Administration of vorinostat disrupts HIV-1 latency in patients on antiretroviral therapy
M. F. Kearney, A. D. Kashuba, A. L. Liberty, R. J. Bosch, D. M. Margolis, A. M. Crooks, J. J. Eron, M. C. Strain, Sarita Choudhary, D. D. Richman, N. M. Archin, M. G. Hudgens, E. M. Anderson, J. D. Kuruc, J. M. Coffin, D. J. Hazuda, D. C. Parker
Abstract
Despite antiretroviral therapy, proviral latency of human immunodeficiency virus type 1 (HIV-1) remains a principal obstacle to curing the infection [1]. Inducing the expression of latent genomes within resting CD4+ T cells is the primary strategy to clear this reservoir [2]. While histone deacetylase (HDAC) inhibitors such as suberoylanilide hydroxamic acid (SAHA or vorinostat, VOR) can disrupt HIV-1 latency in vitro [3–5], the utility of this approach has never been directly proven in a translational clinical study of HIV-infected patients.Therefore we isolated the circulating resting CD4+ T cells of patients in whom viremia was fully suppressed by antiretroviral therapy (ART), and directly studied the effect of VOR in this latent reservoir.
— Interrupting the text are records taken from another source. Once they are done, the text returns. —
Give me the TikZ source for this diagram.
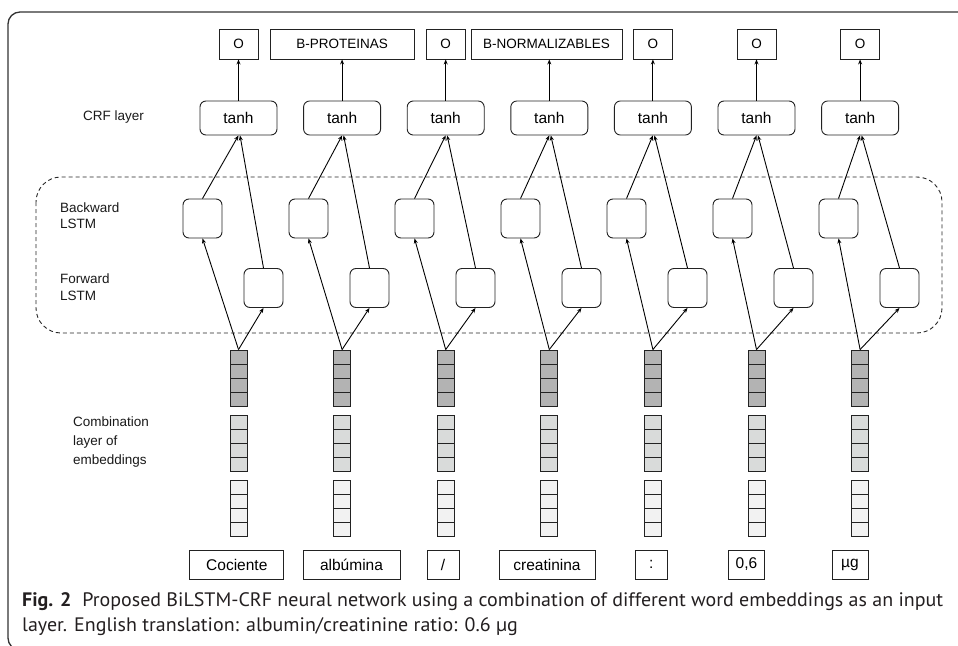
\documentclass[tikz,border=0pt]{standalone}
\usepackage{fontspec}
\usepackage{graphicx}
\setmainfont{Liberation Sans}
\newfontfamily\capfont{PT Sans}
\usetikzlibrary{arrows.meta}
\definecolor{edge}{HTML}{222222}
\definecolor{embdark}{HTML}{B3B3B3}
\definecolor{embmid}{HTML}{D9DBDA}
\definecolor{emblight}{HTML}{F2F2F2}
\definecolor{framec}{HTML}{333333}
\definecolor{captext}{HTML}{231F20}
\newlength\capw
\newcommand\capfirst{\textbf{Fig. 2}\hspace{0.55em}Proposed BiLSTM-CRF neural network using a combination of different word embeddings as an input}
\newcommand\capsecond{layer. English translation: albumin/creatinine ratio: 0.6 µg}
\newcommand\capsx{1}
\AtBeginDocument{%
  \settowidth\capw{\capfont\fontsize{19.5}{23}\selectfont\capfirst}%
  \pgfmathsetmacro\capsx{921/\capw}%
}
\begin{document}
\begin{tikzpicture}[x=1pt,y=-1pt,
  lbl/.style={align=left, anchor=west, inner sep=0, text=black!90},
  outbox/.style={draw=edge, line width=0.9, minimum height=30, minimum width=39, inner sep=0, font=\fontsize{13.5}{16}\selectfont},
  tanhbox/.style={draw=edge, line width=0.9, rounded corners=6, minimum width=77, minimum height=34, inner sep=0, font=\fontsize{15.5}{18}\selectfont},
  lstm/.style={draw=edge, line width=0.9, rounded corners=6, minimum size=39, inner sep=0},
  cell/.style={draw=edge, line width=0.9, minimum width=17, minimum height=14, inner sep=0},
  inbox/.style={draw=edge, line width=0.9, minimum height=29, inner sep=0, font=\fontsize{15.5}{18}\selectfont},
  arr/.style={-{Stealth[length=5,width=4]}, line width=0.9, draw=black},
]
\path[use as bounding box] (0,0) rectangle (958,645);
\clip (0,0) rectangle (958,645);

% outer frame
\draw[framec, line width=1.3, rounded corners=12] (8,12) rectangle (1000,650);

% dashed LSTM group
\draw[black!85, line width=0.9, dash pattern=on 4 off 3, rounded corners=25] (36,177) rectangle (942,333);

% left labels
\node[lbl, font=\fontsize{13.5}{16}\selectfont] (crf) at (83,117) {CRF layer};
\node[lbl, font=\fontsize{13.5}{16}\selectfont] (bwl) at (60,216) {Backward\\LSTM};
\node[lbl, font=\fontsize{13.5}{17}\selectfont] (fwl) at (60,287.5) {Forward\\LSTM};
\node[lbl, font=\fontsize{13.5}{19}\selectfont] (cml) at (73,442) {Combination\\layer of\\embeddings};

% output labels
\node[outbox] (o0) at (238.5,44) {O};
\node[outbox, minimum width=144] (o1) at (342.1,44) {B-PROTEINAS};
\node[outbox] (o2) at (445.7,44) {O};
\node[outbox, minimum width=151] (o3) at (546.5,44) {B-NORMALIZABLES};
\node[outbox] (o4) at (652.9,44) {O};
\node[outbox] (o5) at (756.5,44) {O};
\node[outbox] (o6) at (860.1,44) {O};

% columns
\foreach \i in {0,...,6} {
  \pgfmathsetmacro\cx{238.5+103.6*\i}
  \pgfmathsetmacro\bx{202.5+106*\i}
  \pgfmathsetmacro\fx{263.5+106*\i}
  \node[tanhbox] (t\i) at (\cx,118) {tanh};
  \node[lstm] (b\i) at (\bx,218.5) {};
  \node[lstm] (f\i) at (\fx,288) {};
  \foreach \k in {0,...,3} {
    \node[cell, fill=embdark] (d\i\k) at (\cx,357+14*\k) {};
    \node[cell, fill=embmid] (m\i\k) at (\cx,422+14*\k) {};
    \node[cell, fill=emblight] (l\i\k) at (\cx,487+14*\k) {};
  }
  \draw[arr] (d\i0.north) -- (b\i.south);
  \draw[arr] (d\i0.north) -- (f\i.south);
  \draw[arr] (b\i.north) -- (t\i.south);
  \draw[arr] (f\i.north) -- ([xshift=1.5]t\i.south);
  \draw[arr] (t\i.north) -- (t\i.north |- o\i.south);
}

% input words
\node[inbox, minimum width=94] (w0) at (236.8,564.5) {Cociente};
\node[inbox, minimum width=97] (w1) at (351.5,564.5) {albúmina};
\node[inbox, minimum width=32] (w2) at (443,564.5) {/};
\node[inbox, minimum width=96] (w3) at (547,564.5) {creatinina};
\node[inbox, minimum width=32] (w4) at (651.2,564.5) {:};
\node[inbox, minimum width=36] (w5) at (746.5,564.5) {0,6};
\node[inbox, minimum width=36] (w6) at (850,564.5) {µg};

% caption
\node[anchor=base west, inner sep=0, text=captext] (cap1) at (22,606)
  {\scalebox{\capsx}[1]{\capfont\fontsize{19.5}{23}\selectfont\capfirst}};
\node[anchor=base west, inner sep=0, text=captext] (cap2) at (22,631)
  {\scalebox{\capsx}[1]{\capfont\fontsize{19.5}{23}\selectfont\capsecond}};
\end{tikzpicture}
\end{document}
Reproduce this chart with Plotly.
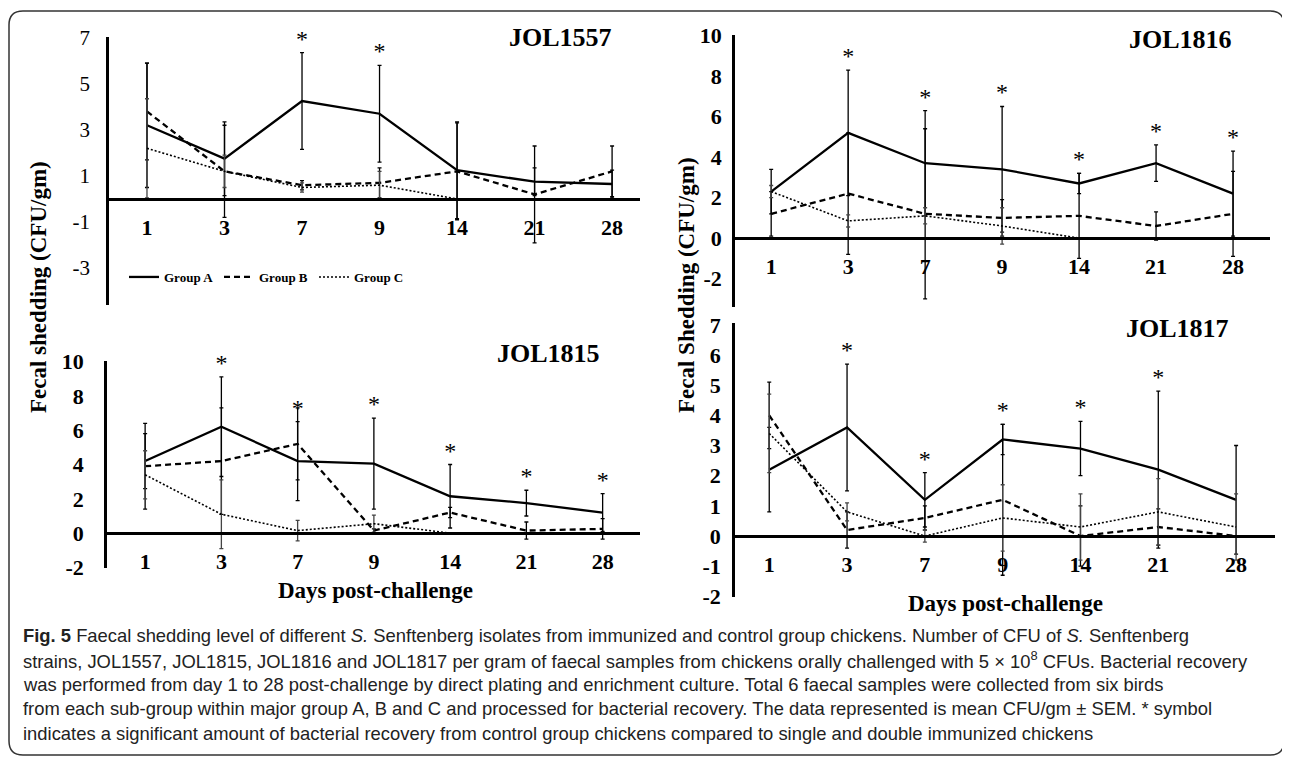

In each of eight patients studied, a single dose of VOR increased both biomarkers of cellular acetylation, and simultaneously induced an increase in HIV RNA expression in resting CD4+ cells (mean increase 4.8-fold). This is the first demonstration that a molecular mechanism known to enforce HIV latency can be therapeutically targeted in man, provides proof-of-concept for HDAC inhibitors as a new therapeutic class, and defines a precise approach to test novel strategies to directly attack and eradicate latent HIV infection.